Communist leaders have invested heavily in the program, which they hope will win them domestic support and respect abroad. A manned flight would serve as proof of the country's technical prowess and progress after two decades of economic reform.
State newspapers Monday carried adulatory coverage of the Shenzhou IV landing late Sunday on the snow-covered northern grasslands of the Inner Mongolia region. Front page photos showed the drum-shaped capsule lying on its side, surrounded by recovery crews bundled up against the subfreezing cold.
The Shenzhou IV blasted into space Dec. 30 from a base in the Gobi desert. The official Xinhua News Agency said it orbited the earth 108 times and performed hundreds of maneuvers, including unfolding its solar panels.
It was the fourth unmanned Shenzhou flight. Official media said the capsule, based on Russia's Soyuz, carried all the equipment necessary for manned flight and tested life-support equipment.
"Completion of the successful voyage starts a countdown for China to realize its ambitions of becoming the third country to put people in orbit," the China Daily newspaper said.
Despite such cheerleading, ordinary Chinese are ambivalent, partly because of the lack of public information. Some criticize the program as a waste of money for a poor country where the average income per person is about $700 a year.

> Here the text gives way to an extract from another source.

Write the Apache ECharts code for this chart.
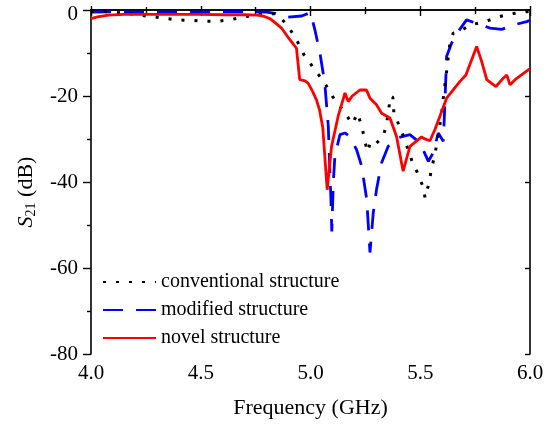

The scenes of astronauts Monday on television could be the start of propaganda aimed at stoking public excitement by lionizing the country's first space travelers. The broadcast showed the faces of the two trainees — an unusual step for state media, whose earlier images of astronauts showed them from behind or with faces obscured.
The two men appeared to be the same pair shown wearing space suits in a photograph posted last week on the Web site of a Chinese space-oriented newspaper.
A corps of about a dozen astronauts picked from among fighter pilots in China's air force have been training for years. According to state media, they used the Shenzhou IV capsule for training, and lived inside it for a week last April.
The newspapers Sing Tao of Hong Kong, China Times of Taiwan and the Chinese news Web site Muzi.com identified the first pilot as Chen Long. The reports cited anonymous Chinese sources.
They said Chen had been chosen from 14 trainee astronauts and described him and an unidentified backup pilot as about 30 years old and of medium height and build.